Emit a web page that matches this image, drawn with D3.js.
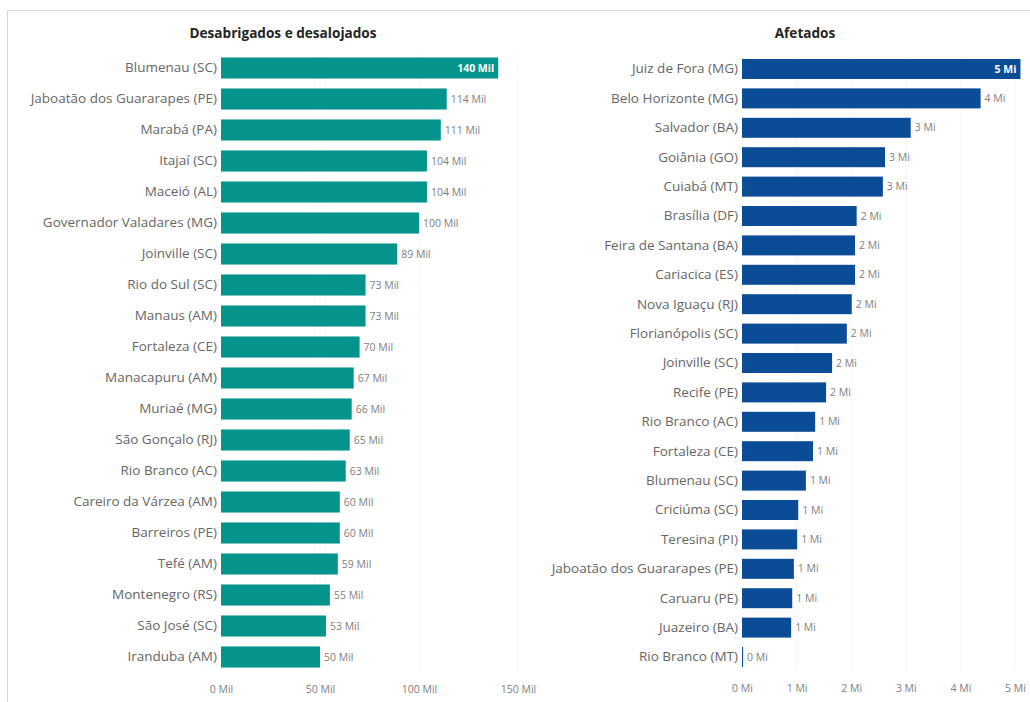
<!DOCTYPE html>
<html>
<head>
<meta charset="utf-8">
<script src="https://cdn.jsdelivr.net/npm/d3@7"></script>
<style>
  body { margin: 0; background: #fff; }
  svg { display: block; font-family: "Open Sans", "Noto Sans", sans-serif; }
</style>
</head>
<body>
<svg id="chart" width="1030" height="702"></svg>
<script>
// desabrigados e desalojados (milhares)
const leftCities = [
    "Blumenau (SC)", "Jaboatão dos Guararapes (PE)", "Marabá (PA)", "Itajaí (SC)", "Maceió (AL)",
    "Governador Valadares (MG)", "Joinville (SC)", "Rio do Sul (SC)", "Manaus (AM)", "Fortaleza (CE)",
    "Manacapuru (AM)", "Muriaé (MG)", "São Gonçalo (RJ)", "Rio Branco (AC)", "Careiro da Várzea (AM)",
    "Barreiros (PE)", "Tefé (AM)", "Montenegro (RS)", "São José (SC)", "Iranduba (AM)"
];
const leftValues = [140, 114, 111, 104, 104, 100, 89, 73, 73, 70, 67, 66, 65, 63, 60, 60, 59, 55, 53, 50];
const leftTicks = [0, 50, 100, 150];

// afetados (milhões)
const rightCities = [
    "Juiz de Fora (MG)", "Belo Horizonte (MG)", "Salvador (BA)", "Goiânia (GO)", "Cuiabá (MT)",
    "Brasília (DF)", "Feira de Santana (BA)", "Cariacica (ES)", "Nova Iguaçu (RJ)", "Florianópolis (SC)",
    "Joinville (SC)", "Recife (PE)", "Rio Branco (AC)", "Fortaleza (CE)", "Blumenau (SC)",
    "Criciúma (SC)", "Teresina (PI)", "Jaboatão dos Guararapes (PE)", "Caruaru (PE)", "Juazeiro (BA)",
    "Rio Branco (MT)"
];
const rightValues = [5.1, 4.37, 3.09, 2.62, 2.58, 2.1, 2.07, 2.07, 2.01, 1.92, 1.65, 1.54, 1.34, 1.3, 1.17,
    1.03, 1.01, 0.95, 0.92, 0.9, 0.02];
const rightTicks = [0, 1, 2, 3, 4, 5];

const svg = d3.select("#chart");

// moldura do painel
svg.append("path")
    .attr("d", "M7.5,702 V10.5 H1030")
    .attr("fill", "none")
    .attr("stroke", "#d6d6d6");

const barPanel = (parent, parameters) => {
    const {
        title, titleX, cities, values, ticks, unit,
        xRange, yRange, colour
    } = parameters;

    const rows = cities.map((c, i) => ({ city: c, value: values[i] }));

    const x = d3.scaleLinear()
        .domain([ticks[0], ticks[ticks.length - 1]])
        .range(xRange);

    const y = d3.scaleBand()
        .domain(cities)
        .range(yRange)
        .paddingInner(0.32)
        .paddingOuter(0.16);

    const g = parent.append("g");

    g.append("text")
        .attr("x", titleX)
        .attr("y", 38)
        .attr("text-anchor", "middle")
        .attr("font-size", 13.6)
        .attr("font-weight", "bold")
        .attr("fill", "#252423")
        .text(title);

    // grade vertical
    g.selectAll(".grid")
        .data(ticks.slice(1))
        .join("line")
            .attr("class", "grid")
            .attr("x1", d => x(d))
            .attr("x2", d => x(d))
            .attr("y1", yRange[0])
            .attr("y2", yRange[1])
            .attr("stroke", "#f7f7f7");

    g.selectAll(".bar")
        .data(rows)
        .join("rect")
            .attr("class", "bar")
            .attr("x", x(0))
            .attr("y", d => y(d.city))
            .attr("width", d => Math.max(1, x(d.value) - x(0)))
            .attr("height", y.bandwidth())
            .attr("fill", colour);

    const yAxis = g.append("g")
        .attr("transform", `translate(${x(0) - 4},0)`)
        .call(d3.axisLeft(y).tickSize(0).tickPadding(0));
    yAxis.select(".domain").remove();
    yAxis.selectAll("text")
        .attr("font-size", 13.5)
        .attr("font-family", "'Open Sans', sans-serif")
        .attr("fill", "#666666");

    const inside = d => x(d.value) + 30 > xRange[1];

    g.selectAll(".value")
        .data(rows)
        .join("text")
            .attr("class", "value")
            .attr("x", d => inside(d) ? x(d.value) - 4 : x(d.value) + 4)
            .attr("y", d => y(d.city) + y.bandwidth() / 2)
            .attr("dy", "0.35em")
            .attr("text-anchor", d => inside(d) ? "end" : "start")
            .attr("font-size", 10.5)
            .attr("font-weight", d => inside(d) ? "bold" : "normal")
            .attr("fill", d => inside(d) ? "#ffffff" : "#808080")
            .text(d => Math.round(d.value) + " " + unit);

    const xAxis = g.append("g")
        .attr("transform", `translate(0,${yRange[1] + 10})`)
        .call(d3.axisBottom(x).tickValues(ticks).tickSize(0).tickPadding(3)
            .tickFormat(d => d + " " + unit));
    xAxis.select(".domain").remove();
    xAxis.selectAll("text")
        .attr("font-size", 10.5)
        .attr("font-family", "'Open Sans', sans-serif")
        .attr("fill", "#808080");
};

barPanel(svg, {
    title: "Desabrigados e desalojados",
    titleX: 283,
    cities: leftCities,
    values: leftValues,
    ticks: leftTicks,
    unit: "Mil",
    xRange: [221, 518],
    yRange: [52.5, 672.5],
    colour: "#05948b"
});

barPanel(svg, {
    title: "Afetados",
    titleX: 805,
    cities: rightCities,
    values: rightValues,
    ticks: rightTicks,
    unit: "Mi",
    xRange: [742, 1015],
    yRange: [54.3, 671.7],
    colour: "#0b4c97"
});
</script>
</body>
</html>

### Work required
Omit the pictures, then output the rest of the listing exactly.

### Correct output
Emit a web page that matches this image, drawn with D3.js.
<!DOCTYPE html>
<html>
<head>
<meta charset="utf-8">
<script src="https://cdn.jsdelivr.net/npm/d3@7"></script>
<style>
  body { margin: 0; background: #fff; }
  svg { display: block; font-family: "Open Sans", "Noto Sans", sans-serif; }
</style>
</head>
<body>
<svg id="chart" width="1030" height="702"></svg>
<script>
// desabrigados e desalojados (milhares)
const leftCities = [
    "Blumenau (SC)", "Jaboatão dos Guararapes (PE)", "Marabá (PA)", "Itajaí (SC)", "Maceió (AL)",
    "Governador Valadares (MG)", "Joinville (SC)", "Rio do Sul (SC)", "Manaus (AM)", "Fortaleza (CE)",
    "Manacapuru (AM)", "Muriaé (MG)", "São Gonçalo (RJ)", "Rio Branco (AC)", "Careiro da Várzea (AM)",
    "Barreiros (PE)", "Tefé (AM)", "Montenegro (RS)", "São José (SC)", "Iranduba (AM)"
];
const leftValues = [140, 114, 111, 104, 104, 100, 89, 73, 73, 70, 67, 66, 65, 63, 60, 60, 59, 55, 53, 50];
const leftTicks = [0, 50, 100, 150];

// afetados (milhões)
const rightCities = [
    "Juiz de Fora (MG)", "Belo Horizonte (MG)", "Salvador (BA)", "Goiânia (GO)", "Cuiabá (MT)",
    "Brasília (DF)", "Feira de Santana (BA)", "Cariacica (ES)", "Nova Iguaçu (RJ)", "Florianópolis (SC)",
    "Joinville (SC)", "Recife (PE)", "Rio Branco (AC)", "Fortaleza (CE)", "Blumenau (SC)",
    "Criciúma (SC)", "Teresina (PI)", "Jaboatão dos Guararapes (PE)", "Caruaru (PE)", "Juazeiro (BA)",
    "Rio Branco (MT)"
];
const rightValues = [5.1, 4.37, 3.09, 2.62, 2.58, 2.1, 2.07, 2.07, 2.01, 1.92, 1.65, 1.54, 1.34, 1.3, 1.17,
    1.03, 1.01, 0.95, 0.92, 0.9, 0.02];
const rightTicks = [0, 1, 2, 3, 4, 5];

const svg = d3.select("#chart");

// moldura do painel
svg.append("path")
    .attr("d", "M7.5,702 V10.5 H1030")
    .attr("fill", "none")
    .attr("stroke", "#d6d6d6");

const barPanel = (parent, parameters) => {
    const {
        title, titleX, cities, values, ticks, unit,
        xRange, yRange, colour
    } = parameters;

    const rows = cities.map((c, i) => ({ city: c, value: values[i] }));

    const x = d3.scaleLinear()
        .domain([ticks[0], ticks[ticks.length - 1]])
        .range(xRange);

    const y = d3.scaleBand()
        .domain(cities)
        .range(yRange)
        .paddingInner(0.32)
        .paddingOuter(0.16);

    const g = parent.append("g");

    g.append("text")
        .attr("x", titleX)
        .attr("y", 38)
        .attr("text-anchor", "middle")
        .attr("font-size", 13.6)
        .attr("font-weight", "bold")
        .attr("fill", "#252423")
        .text(title);

    // grade vertical
    g.selectAll(".grid")
        .data(ticks.slice(1))
        .join("line")
            .attr("class", "grid")
            .attr("x1", d => x(d))
            .attr("x2", d => x(d))
            .attr("y1", yRange[0])
            .attr("y2", yRange[1])
            .attr("stroke", "#f7f7f7");

    g.selectAll(".bar")
        .data(rows)
        .join("rect")
            .attr("class", "bar")
            .attr("x", x(0))
            .attr("y", d => y(d.city))
            .attr("width", d => Math.max(1, x(d.value) - x(0)))
            .attr("height", y.bandwidth())
            .attr("fill", colour);

    const yAxis = g.append("g")
        .attr("transform", `translate(${x(0) - 4},0)`)
        .call(d3.axisLeft(y).tickSize(0).tickPadding(0));
    yAxis.select(".domain").remove();
    yAxis.selectAll("text")
        .attr("font-size", 13.5)
        .attr("font-family", "'Open Sans', sans-serif")
        .attr("fill", "#666666");

    const inside = d => x(d.value) + 30 > xRange[1];

    g.selectAll(".value")
        .data(rows)
        .join("text")
            .attr("class", "value")
            .attr("x", d => inside(d) ? x(d.value) - 4 : x(d.value) + 4)
            .attr("y", d => y(d.city) + y.bandwidth() / 2)
            .attr("dy", "0.35em")
            .attr("text-anchor", d => inside(d) ? "end" : "start")
            .attr("font-size", 10.5)
            .attr("font-weight", d => inside(d) ? "bold" : "normal")
            .attr("fill", d => inside(d) ? "#ffffff" : "#808080")
            .text(d => Math.round(d.value) + " " + unit);

    const xAxis = g.append("g")
        .attr("transform", `translate(0,${yRange[1] + 10})`)
        .call(d3.axisBottom(x).tickValues(ticks).tickSize(0).tickPadding(3)
            .tickFormat(d => d + " " + unit));
    xAxis.select(".domain").remove();
    xAxis.selectAll("text")
        .attr("font-size", 10.5)
        .attr("font-family", "'Open Sans', sans-serif")
        .attr("fill", "#808080");
};

barPanel(svg, {
    title: "Desabrigados e desalojados",
    titleX: 283,
    cities: leftCities,
    values: leftValues,
    ticks: leftTicks,
    unit: "Mil",
    xRange: [221, 518],
    yRange: [52.5, 672.5],
    colour: "#05948b"
});

barPanel(svg, {
    title: "Afetados",
    titleX: 805,
    cities: rightCities,
    values: rightValues,
    ticks: rightTicks,
    unit: "Mi",
    xRange: [742, 1015],
    yRange: [54.3, 671.7],
    colour: "#0b4c97"
});
</script>
</body>
</html>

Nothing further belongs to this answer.